La battaglia sulla libera circolazione del grano ucraino in Europa ha già mietuto una vittima: l’europeismo polacco. Il primo ministro Mateusz Morawiecki ha infatti annunciato lo stop all’invio di armi a Kyjiv: la motivazione ufficiale è la necessità nazionale di concentrarsi sull’ammodernamento delle proprie dotazioni militari, ma è facile scorgere dietro questa mossa una ritorsione politica verso la Commissione Europea.
L’invasione dell’Ucraina, infatti, aveva indotto Varsavia a un atteggiamento dialogante con Bruxelles e i partner europei in funzione pro-Kyjiv, a causa del timore e dell’odio atavico che da sempre la Polonia nutre verso la Russia, prodotto di secoli di conflitti con un vicino ingombrante.
Per un anno e mezzo, la postura polacca in Europa sembrava cambiata radicalmente: Varsavia è divenuta uno dei Paesi membri più insistenti nel chiedere posizioni comuni in politica estera, cercando di incalzare i più scettici, sia a livello europeo che nella Nato. Un cambiamento non da poco, per un Paese storicamente restio a dare più poteri centrali all’Unione Europea, che osteggia apertamente gli obiettivi ambientali e che non brilla sui diritti civili e politici. Da tempo, ad esempio, il governo polacco affronta una serie di procedure di infrazione a causa della riduzione dell’indipendenza della magistratura, oltre che per il mancato riconoscimento del diritto all’aborto e dei diritti della comunità omosessuale.

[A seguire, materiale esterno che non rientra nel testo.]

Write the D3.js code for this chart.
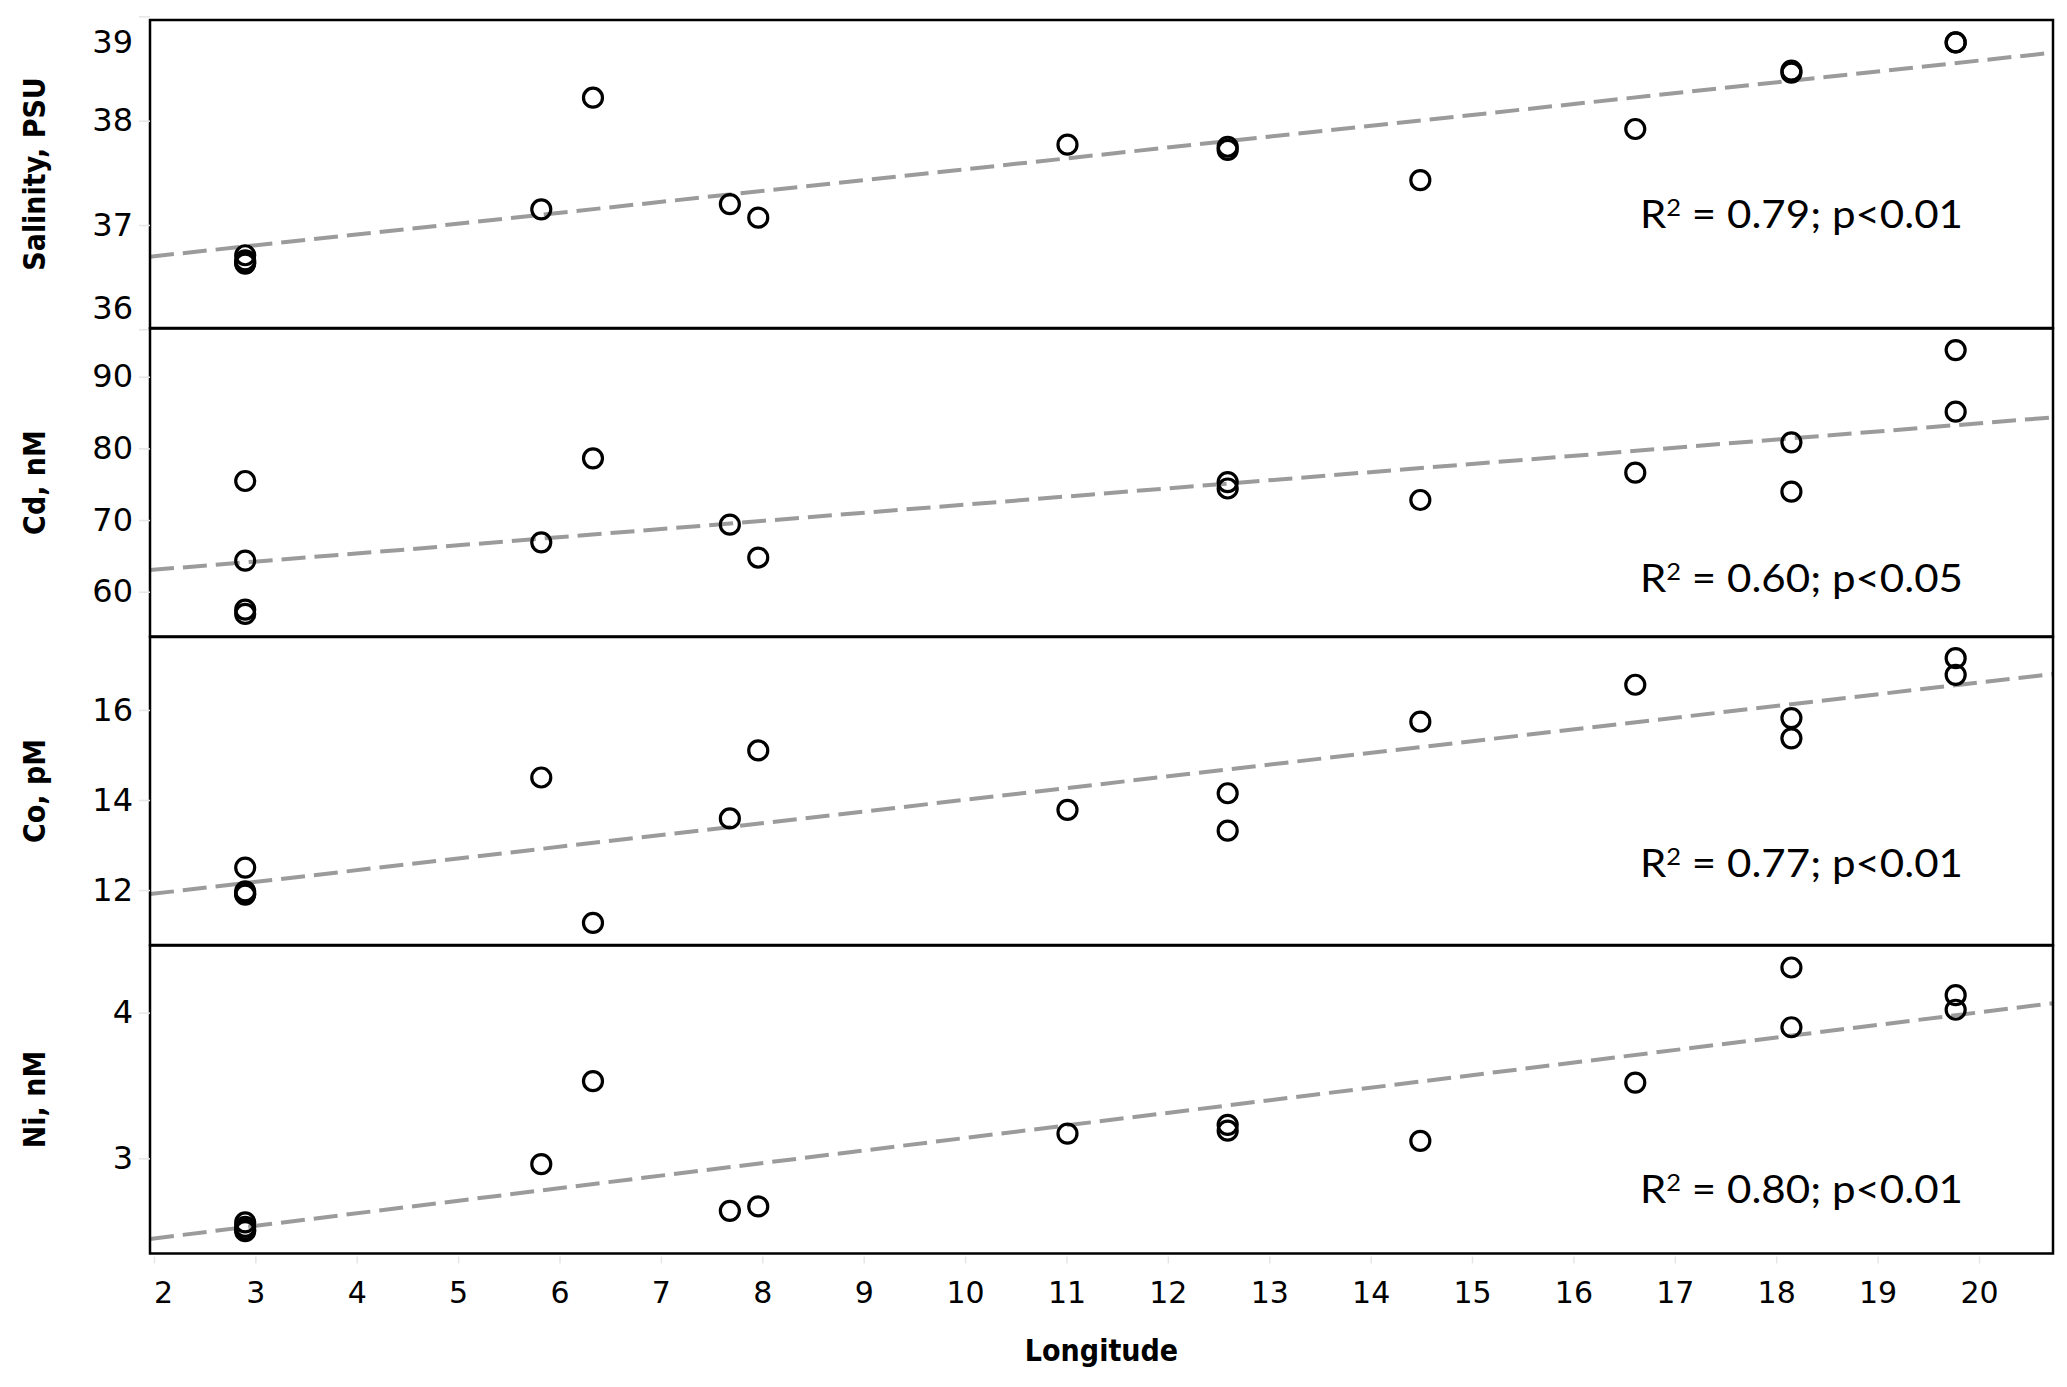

Nelle scorse settimane, però, l’afflusso di grano ucraino nel mercato unico europeo, rappresentando un rischio per l’agricoltura polacca a causa dei costi minori, ha risvegliato vecchie abitudini. Il governo, dunque, si è messo alla testa di un gruppo di cinque Paesi coordinando un blocco al grano di Kyjiv da parte di questi cinque Stati membri. Mossa che viola le regole del mercato unico europeo: la Commissione Europea, infatti, aveva autorizzato l’arrivo nell’Unione europea del grano, e ha ribadito recentemente la sua linea dichiarando illegittimo il blocco. La stessa Ucraina, inoltre, aveva denunciato la cosa presso l’Organizzazione Mondiale del Commercio.
La risposta polacca, dunque, è stata la sospensione degli aiuti militari verso Kyjiv. Una mossa tanto spietata quanto chiara nel suo messaggio, e che rivela il bluff polacco: l’attitudine dell’ultimo anno e mezzo, più che da sincera partecipazione ai valori europei e alla difesa delle democrazie (persino quando extra-UE) nasce prettamente dal bisogno nazionale (reale o presunto) di mobilitare risorse contro Mosca, portando su questa linea quanti più Stati membri possibili.
La scelta di Varsavia si spiega soprattutto con la necessità, per il partito di governo PiS, di vincere le elezioni nazionali di metà ottobre: assecondare le richieste degli agricoltori, una delle categorie di riferimento del partito e in grado di mobilitare molti voti nella società polacca, può essere determinante in ottica elettorale. Ma per la Polonia si tratta anche di una mossa negoziale: mostrarsi disposti a sacrificare Kyjiv è funzionale a tenere sotto ricatto la Commissione Europea su altri temi, su cui il governo polacco ragiona seguendo esclusivamente l’interesse a breve termine della maggioranza.
È possibile, tuttavia, che la cosa si ritorca contro Varsavia. Il ritiro del sostegno militare può indispettire diversi alleati all’interno della Nato (Stati Uniti in primis), e persino nel partito europeo dei Conservatori e Riformisti, dove il PiS polacco siede con Fratelli d’Italia. Se Meloni è attestata su una linea di chiaro sostegno all’Ucraina, infatti, la mossa di Morawiecki potrebbe far discutere gli alleati. Inoltre, se, come è probabile, la mossa non dovesse servire a strappare concessioni sul grano, il governo non potrebbe esibire nessuna vittoria utile di fronte alle sue categorie sociali di riferimento.
È possibile, dunque, che la Polonia si ritrovi più isolata, e per giunta senza più poter ricoprire il ruolo di interprete della difesa di Kyjiv e delle preoccupazioni dei Paesi dell’est nei confronti dell’espansionismo russo.
Se a seguito dell’invasione russa, Varsavia si era improvvisata ardente sostenitrice della democrazia, la battaglia europea del grano le ha fatto gettare la maschera: e da capofila del sostegno a Kyjiv potrebbe, mestamente, tornare all’antico spirito di avversario interno all’Unione europea, più interessata a strappare concessioni e risorse che a difendere l’Europa.